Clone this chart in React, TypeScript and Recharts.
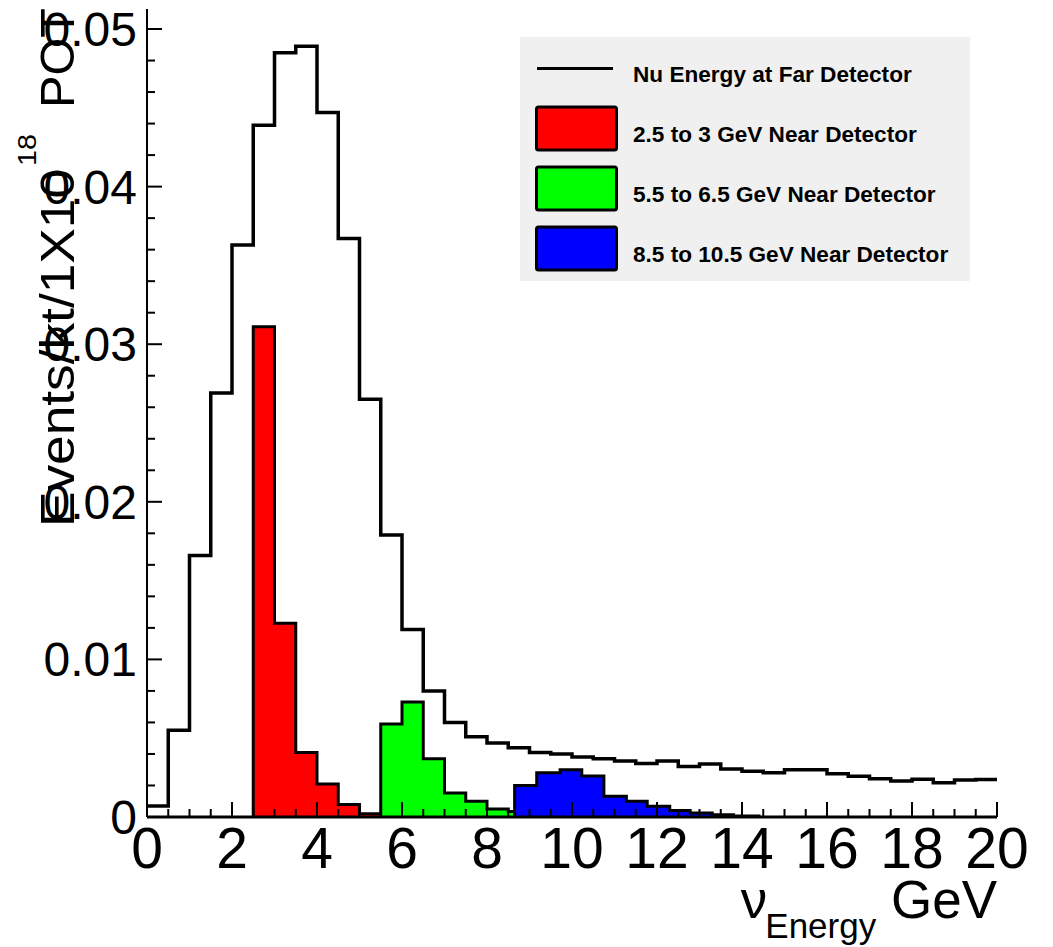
import React from 'react';
import { ComposedChart, Line, Area, XAxis, YAxis, Legend } from 'recharts';

// ---------- data ----------
const FAR_BIN_START = 0;
const FAR_BIN_WIDTH = 0.5;
const farValues = [
  0.0007, 0.0055, 0.0166, 0.0269, 0.0363, 0.0439, 0.0485, 0.0489, 0.0447, 0.0367,
  0.0265, 0.0179, 0.0119, 0.008, 0.006, 0.0051, 0.0047, 0.0044, 0.0041, 0.004,
  0.0038, 0.0037, 0.00355, 0.0034, 0.00355, 0.0032, 0.00337, 0.00305, 0.0029, 0.0028,
  0.003, 0.003, 0.00274, 0.00258, 0.00242, 0.00228, 0.0024, 0.00217, 0.00234, 0.00238,
];
const redEdges = [2.5, 3, 3.5, 4, 4.5, 5, 5.5];
const redValues = [0.0311, 0.0123, 0.0041, 0.0021, 0.0008, 0.0002];
const greenEdges = [5.5, 6, 6.5, 7, 7.5, 8, 8.5, 9, 9.5, 10, 10.5];
const greenValues = [0.0059, 0.0073, 0.0037, 0.00153, 0.001, 0.0005, 0.00035, 0.00018, 0.0001, 0.0001];
const blueEdges = [8.65, 9.17, 9.72, 10.23, 10.75, 11.28, 11.77, 12.3, 12.78, 13.3, 13.8, 14.4];
const blueValues = [0.002, 0.0028, 0.003, 0.0026, 0.00132, 0.001, 0.00068, 0.00042, 0.00025, 0.00015, 0.00006];

const xMajorTicks = [0, 2, 4, 6, 8, 10, 12, 14, 16, 18, 20];
const yMajorTicks = [0, 0.01, 0.02, 0.03, 0.04, 0.05];
const yTickLabels = ['0', '0.01', '0.02', '0.03', '0.04', '0.05'];
const X_DOMAIN: [number, number] = [0, 20];
const Y_DOMAIN: [number, number] = [0, 0.05127];

const seriesNames = [
  'Nu Energy at Far Detector',
  '2.5 to 3 GeV Near Detector',
  '5.5 to 6.5 GeV Near Detector',
  '8.5 to 10.5 GeV Near Detector',
];
const seriesColors = ['#000000', '#ff0000', '#00ff00', '#0000ff'];

// ---------- helpers ----------
const farEdges = Array.from({ length: farValues.length + 1 }, (_, i) => FAR_BIN_START + i * FAR_BIN_WIDTH);
const farData = farValues
  .map((v, i) => ({ x: farEdges[i], y: v }))
  .concat([{ x: farEdges[farValues.length], y: farValues[farValues.length - 1] }]);

const filledData = (edges: number[], values: number[]) => [
  { x: edges[0], y: 0 },
  ...values.map((v, i) => ({ x: edges[i], y: v })),
  { x: edges[values.length], y: 0 },
];
const redData = filledData(redEdges, redValues);
const greenData = filledData(greenEdges, greenValues);
const blueData = filledData(blueEdges, blueValues);

const xTicks = Array.from({ length: 41 }, (_, i) => i * 0.5);
const yTicks = Array.from({ length: 26 }, (_, i) => +(i * 0.002).toFixed(3));
const isMajorX = (v: number) => xMajorTicks.some((m) => Math.abs(m - v) < 1e-9);
const majorYIndex = (v: number) => yMajorTicks.findIndex((m) => Math.abs(m - v) < 1e-9);

const FONT = '"Liberation Sans", Arial, Helvetica, sans-serif';
const MAJOR = 15;
const MINOR = 8;

const BottomTick = (props: any) => {
  const { x, y, payload } = props;
  const major = isMajorX(payload.value);
  return (
    <g>
      <line x1={x} x2={x} y1={y} y2={y - (major ? MAJOR : MINOR)} stroke="#000" strokeWidth={2} />
      {major && (
        <text x={x} y={y + 51} textAnchor="middle" fontSize={57} fontFamily={FONT} fill="#000">
          {payload.value}
        </text>
      )}
    </g>
  );
};
const TopTick = (props: any) => {
  const { x, y, payload } = props;
  const major = isMajorX(payload.value);
  return <line x1={x} x2={x} y1={y} y2={y + (major ? MAJOR : MINOR)} stroke="#000" strokeWidth={2} />;
};
const LeftTick = (props: any) => {
  const { x, y, payload } = props;
  const idx = majorYIndex(payload.value);
  const major = idx >= 0;
  return (
    <g>
      <line x1={x} x2={x + (major ? MAJOR : MINOR)} y1={y} y2={y} stroke="#000" strokeWidth={2} />
      {major && (
        <text x={x - 10} y={y + 17} textAnchor="end" fontSize={48} fontFamily={FONT} fill="#000">
          {yTickLabels[idx]}
        </text>
      )}
    </g>
  );
};
const RightTick = (props: any) => {
  const { x, y, payload } = props;
  const major = majorYIndex(payload.value) >= 0;
  return <line x1={x} x2={x - (major ? MAJOR : MINOR)} y1={y} y2={y} stroke="#000" strokeWidth={2} />;
};

const YTitle = () => (
  <text transform="translate(74,527) rotate(-90)" fontSize={49} fontFamily={FONT} fill="#000">
    <tspan textLength={358} lengthAdjust="spacingAndGlyphs">Events/kt/1X10</tspan>
    <tspan fontSize={26} dy={-38} dx={3} textLength={32} lengthAdjust="spacingAndGlyphs">18</tspan>
    <tspan dy={38} dx={26} textLength={100} lengthAdjust="spacingAndGlyphs">POT</tspan>
  </text>
);
const XTitle = () => (
  <text x={997} y={918} textAnchor="end" fontSize={53} fontFamily={FONT} fill="#000">
    <tspan>ν</tspan>
    <tspan fontSize={35} dy={20} dx={-2}>Energy</tspan>
    <tspan dy={-20}> GeV</tspan>
  </text>
);

const LegendBox = () => (
  <svg width={450} height={244} style={{ display: 'block' }}>
    <rect x={0} y={0} width={450} height={244} fill="#f0f0f0" />
    {seriesNames.map((name, i) => {
      const cy = 31.5 + 60 * i;
      return (
        <g key={name}>
          {i === 0 ? (
            <line x1={17} x2={93} y1={cy} y2={cy} stroke={seriesColors[i]} strokeWidth={3} />
          ) : (
            <rect x={16.5} y={cy - 21.5} width={80} height={43} rx={2} fill={seriesColors[i]} stroke="#000" strokeWidth={3} />
          )}
          <text x={113} y={cy + 13} fontSize={22.6} fontWeight="bold" fontFamily={FONT} fill="#000">
            {name}
          </text>
        </g>
      );
    })}
  </svg>
);

export default function App() {
  return (
    <div>
      <style>{'body{margin:0;overflow:hidden;background:#fff}'}</style>
      <ComposedChart width={1053} height={947} margin={{ top: 9, right: 56, bottom: 0, left: 0 }}>
        <XAxis
          xAxisId="main"
          dataKey="x"
          type="number"
          domain={X_DOMAIN}
          allowDataOverflow
          ticks={xTicks}
          interval={0}
          tickSize={0}
          tickMargin={0}
          tickLine={false}
          tick={<BottomTick />}
          height={130}
          axisLine={{ stroke: '#000', strokeWidth: 3 }}
          label={<XTitle />}
        />
        <XAxis
          xAxisId="top"
          orientation="top"
          dataKey="x"
          type="number"
          domain={X_DOMAIN}
          allowDataOverflow
          ticks={xTicks}
          interval={0}
          tickSize={0}
          tickMargin={0}
          tickLine={false}
          tick={<TopTick />}
          height={0}
          axisLine={{ stroke: '#000', strokeWidth: 2 }}
        />
        <YAxis
          yAxisId="main"
          type="number"
          domain={Y_DOMAIN}
          allowDataOverflow
          ticks={yTicks}
          interval={0}
          tickSize={0}
          tickMargin={0}
          tickLine={false}
          tick={<LeftTick />}
          width={147}
          axisLine={{ stroke: '#000', strokeWidth: 2 }}
          label={<YTitle />}
        />
        <YAxis
          yAxisId="right"
          orientation="right"
          type="number"
          domain={Y_DOMAIN}
          allowDataOverflow
          ticks={yTicks}
          interval={0}
          tickSize={0}
          tickMargin={0}
          tickLine={false}
          tick={<RightTick />}
          width={0}
          axisLine={{ stroke: '#000', strokeWidth: 2 }}
        />
        <Line
          xAxisId="main"
          yAxisId="main"
          data={farData}
          dataKey="y"
          name={seriesNames[0]}
          type="stepAfter"
          stroke={seriesColors[0]}
          strokeWidth={3.5}
          dot={false}
          activeDot={false}
          isAnimationActive={false}
        />
        <Area
          xAxisId="main"
          yAxisId="main"
          data={redData}
          dataKey="y"
          name={seriesNames[1]}
          type="stepAfter"
          stroke="#000"
          strokeWidth={3}
          fill={seriesColors[1]}
          fillOpacity={1}
          dot={false}
          activeDot={false}
          isAnimationActive={false}
        />
        <Area
          xAxisId="main"
          yAxisId="main"
          data={greenData}
          dataKey="y"
          name={seriesNames[2]}
          type="stepAfter"
          stroke="#000"
          strokeWidth={3}
          fill={seriesColors[2]}
          fillOpacity={1}
          dot={false}
          activeDot={false}
          isAnimationActive={false}
        />
        <Area
          xAxisId="main"
          yAxisId="main"
          data={blueData}
          dataKey="y"
          name={seriesNames[3]}
          type="stepAfter"
          stroke="#000"
          strokeWidth={3}
          fill={seriesColors[3]}
          fillOpacity={1}
          dot={false}
          activeDot={false}
          isAnimationActive={false}
        />
        <Legend
          layout="vertical"
          align="center"
          verticalAlign="middle"
          content={<LegendBox />}
          wrapperStyle={{ left: 520, top: 37, width: 450, height: 244 }}
        />
      </ComposedChart>
    </div>
  );
}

### Task instructions
Set down again, exactly, the lines of the material above from its first line to the one with "XAxis, YAxis, Legend", inclusive. Leave the pictures out.

### Complete response
Clone this chart in React, TypeScript and Recharts.
import React from 'react';
import { ComposedChart, Line, Area, XAxis, YAxis, Legend } from 'recharts';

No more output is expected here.